Church furnace room in Clinton, MN- ECONAR GeoSource Geothermal Heat Pump
Today I received a Lenten e-mail update from the Evangelical Lutheran Church of America (ELCA) on Climate Justice: Climate Change and Economics. The article talks about what churches can do to reduce carbon footprints, save energy, etc...
I have zero (0) bragging rights- but am deeply proud to belong to (having stumbled upon) a congregation that, without fanfare, happens to be one of the most environmentally progressive churches I know of. It's in Clinton, Minnesota on the South Dakota border- population 401.

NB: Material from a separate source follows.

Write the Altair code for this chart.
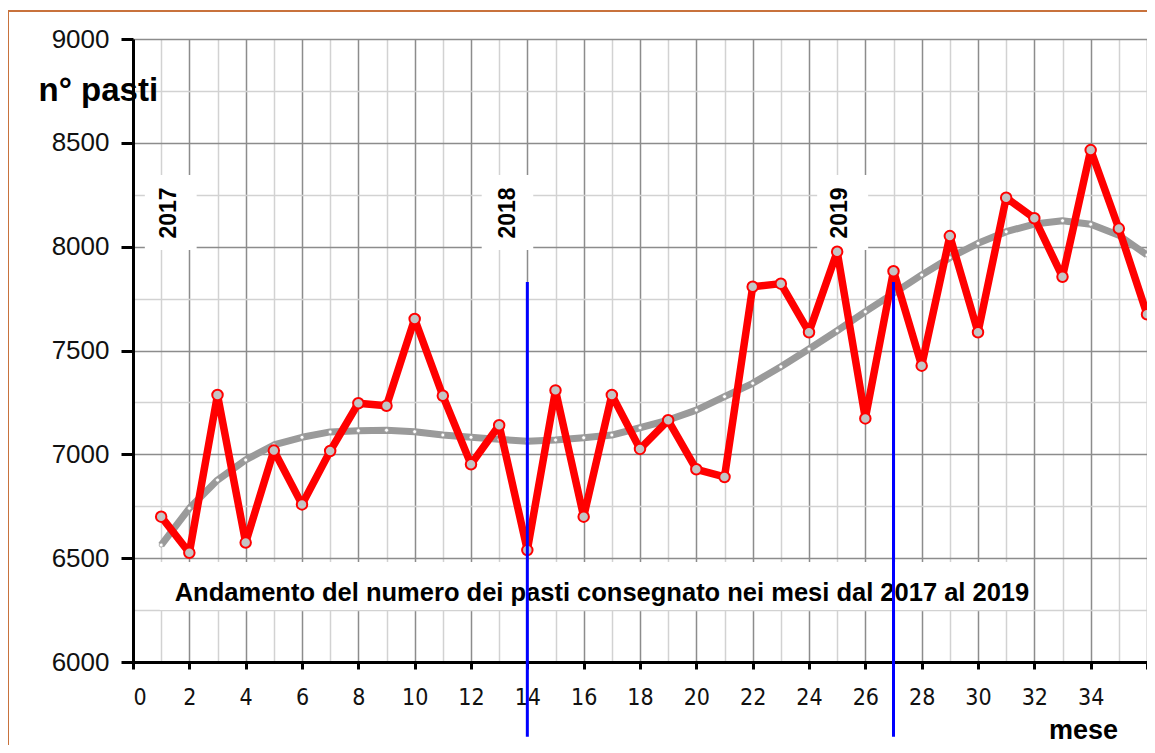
import altair as alt
import pandas as pd

# ---- data ----
months = list(range(1, 37))
pasti = [6700, 6526, 7286, 6575, 7018, 6759, 7016, 7246, 7234, 7652,
         7282, 6952, 7140, 6539, 7308, 6700, 7286, 7026, 7164, 6928,
         6891, 7807, 7822, 7588, 7976, 7173, 7882, 7427, 8051, 7588,
         8236, 8137, 7855, 8465, 8087, 7674]
trend = [6563, 6740, 6876, 6973, 7045, 7082, 7108, 7114, 7116, 7109,
         7093, 7082, 7072, 7063, 7069, 7080, 7093, 7128, 7165, 7213,
         7278, 7342, 7422, 7507, 7595, 7687, 7775, 7864, 7947, 8016,
         8072, 8109, 8125, 8108, 8055, 7960]

year_labels = ["2017", "2018", "2019"]
year_x = [1.27, 13.3, 25.1]
year_y = [8162, 8162, 8162]
year_box_x0 = [0.42, 12.38, 24.29]
year_box_x1 = [2.26, 14.21, 26.10]
year_box_y0 = [7984, 7984, 7984]
year_box_y1 = [8345, 8345, 8345]

divider_months = [14, 27]
divider_top = [7830, 7830]
divider_bottom = [5640, 5640]

title_text = "Andamento del numero dei pasti consegnato nei mesi dal 2017 al 2019"
title_x = [16.65]
title_y = [6295]
title_box_x0 = [0.95]
title_box_x1 = [31.93]
title_box_y0 = [6250]
title_box_y1 = [6482]

x_ticks = list(range(0, 37))
y_ticks = list(range(6000, 9001, 250))

# ---- tables ----
series = pd.DataFrame({"mese": months, "pasti": pasti, "trend": trend})
years = pd.DataFrame({"mese": year_x, "pasti": year_y, "label": year_labels,
                      "x0": year_box_x0, "x1": year_box_x1,
                      "y0": year_box_y0, "y1": year_box_y1})
dividers = pd.DataFrame({"mese": divider_months, "top": divider_top, "bottom": divider_bottom})
title_df = pd.DataFrame({"mese": title_x, "pasti": title_y, "label": [title_text],
                         "x0": title_box_x0, "x1": title_box_x1,
                         "y0": title_box_y0, "y1": title_box_y1})

FONT = "Liberation Sans, Arial, sans-serif"
NARROW = "Liberation Sans Narrow, Arial Narrow, DejaVu Sans Condensed, Liberation Sans, sans-serif"

x_axis = alt.Axis(
    values=x_ticks,
    title="mese",
    titleFont=FONT, titleFontSize=27, titleFontWeight="bold", titleColor="black",
    titleX=950, titleY=76, titleAlign="center", titleBaseline="alphabetic",
    labelExpr="(datum.value % 2 === 0 && datum.value < 36) ? datum.label : ''",
    labelFont=NARROW, labelFontSize=23, labelColor="#111", labelPadding=17,
    tickSize=7, tickWidth=3, tickColor="black",
    tickOpacity={"condition": {"test": "datum.value % 2 === 0", "value": 1}, "value": 0},
    domainColor="black", domainWidth=3,
    grid=True, gridWidth=1.5,
    gridColor={"condition": {"test": "datum.value % 2 === 0", "value": "#8c8c8c"}, "value": "#d2d2d2"},
)
y_axis = alt.Axis(
    values=y_ticks,
    title="n° pasti",
    titleFont=FONT, titleFontSize=33, titleFontWeight="bold", titleColor="black",
    titleAngle=0, titleX=-95, titleY=61, titleAlign="left", titleBaseline="alphabetic",
    labelExpr="datum.value % 500 === 0 ? datum.label : ''",
    format="d",
    labelFont=FONT, labelFontSize=26, labelColor="#111", labelPadding=12,
    tickSize=12, tickWidth=3, tickColor="black",
    tickOpacity={"condition": {"test": "datum.value % 500 === 0", "value": 1}, "value": 0},
    domainColor="black", domainWidth=3,
    grid=True, gridWidth=1.5,
    gridColor={"condition": {"test": "datum.value % 500 === 0", "value": "#8c8c8c"}, "value": "#d2d2d2"},
)

xs = alt.Scale(domain=[0, 36], nice=False, zero=False)
ys = alt.Scale(domain=[6000, 9000], nice=False, zero=False)

def X(field):
    return alt.X(field, type="quantitative", scale=xs, axis=x_axis)

def Y(field):
    return alt.Y(field, type="quantitative", scale=ys, axis=y_axis)

base = alt.Chart(series)

trend_line = base.mark_line(color="#9a9a9a", strokeWidth=7, strokeJoin="round").encode(
    x=X("mese"), y=Y("trend"))
trend_pts = base.mark_point(filled=True, fill="white", stroke="#9a9a9a", strokeWidth=0.8,
                            size=16, opacity=1).encode(x=X("mese"), y=Y("trend"))
red_line = base.mark_line(color="#ff0000", strokeWidth=7.5, strokeJoin="round").encode(
    x=X("mese"), y=Y("pasti"))
red_pts = base.mark_point(filled=True, fill="#c4c4c4", stroke="#ff0000", strokeWidth=2,
                          size=110, opacity=1).encode(x=X("mese"), y=Y("pasti"))

year_boxes = alt.Chart(years).mark_rect(color="white").encode(
    x=X("x0"), x2="x1", y=Y("y0"), y2="y1")
year_text = alt.Chart(years).mark_text(angle=270, font=FONT, fontSize=23, fontWeight="bold",
                                       color="black", align="center", baseline="middle").encode(
    x=X("mese"), y=Y("pasti"), text="label:N")

title_box = alt.Chart(title_df).mark_rect(color="white").encode(
    x=X("x0"), x2="x1", y=Y("y0"), y2="y1")
title_mark = alt.Chart(title_df).mark_text(font=FONT, fontSize=25.5, fontWeight="bold",
                                           color="black", align="center",
                                           baseline="alphabetic").encode(
    x=X("mese"), y=Y("pasti"), text="label:N")

rules = alt.Chart(dividers).mark_rule(color="#0000ff", strokeWidth=3).encode(
    x=X("mese"), y=Y("top"), y2="bottom")

frame_top = alt.Chart(series).mark_rule(color="#c8733c", strokeWidth=1).encode(
    x=alt.value(-125), x2=alt.value(1020), y=alt.value(-28))
frame_left = alt.Chart(series).mark_rule(color="#c8733c", strokeWidth=1).encode(
    x=alt.value(-125), y=alt.value(-28), y2=alt.value(720))

chart = alt.layer(
    year_boxes, title_box, trend_line, trend_pts, red_line, red_pts,
    year_text, title_mark, rules, frame_top, frame_left
).properties(
    width=1014, height=623,
    padding={"left": 125, "top": 31, "right": 0, "bottom": 83},
    autosize=alt.AutoSizeParams(type="none"),
).configure_view(
    stroke="#333333", strokeWidth=3
).configure(background="white")

chart.save("out.html", embed_options={"renderer": "svg", "actions": False})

I first fell in love with this church for a small thing- a 2 inch by 5 inch laminated note on the church kitchen refrigerator door. It said:
"It is a Trinity Church policy that NO plastic foam products can be used at church functions. Effective July 11, 1989."
Years before others began calling for an end to styrofoam, this church simply outlawed it. Now granted, it may have been passed by a church council "man" who didn't have to wash the ceramic coffee cups (I washed my first coffee cups yesterday in fact). But, for the two years we've been enjoying the smell, taste and companionship of Trinity Lutheran church coffee and no "Lutheran Brotherhood" styrofoam cups have graced our tables.
What's more, I stumbled upon the row of Geothermal heat pumps in the basement-- installed 10+ years ago when oil was about $8 per barrel and no one was thinking energy conservation. Leadership, foresight, and long term environmental and financial stewardship all tucked away together in a church basement furnace room out on the prairie.
It seems to me a quiet practicality and stewarding of resources that, in fact, make life more pleasant. As a part of creation myself, I appreciate drinking coffee from a real cup on Sunday mornings. Talk about congregations for creation.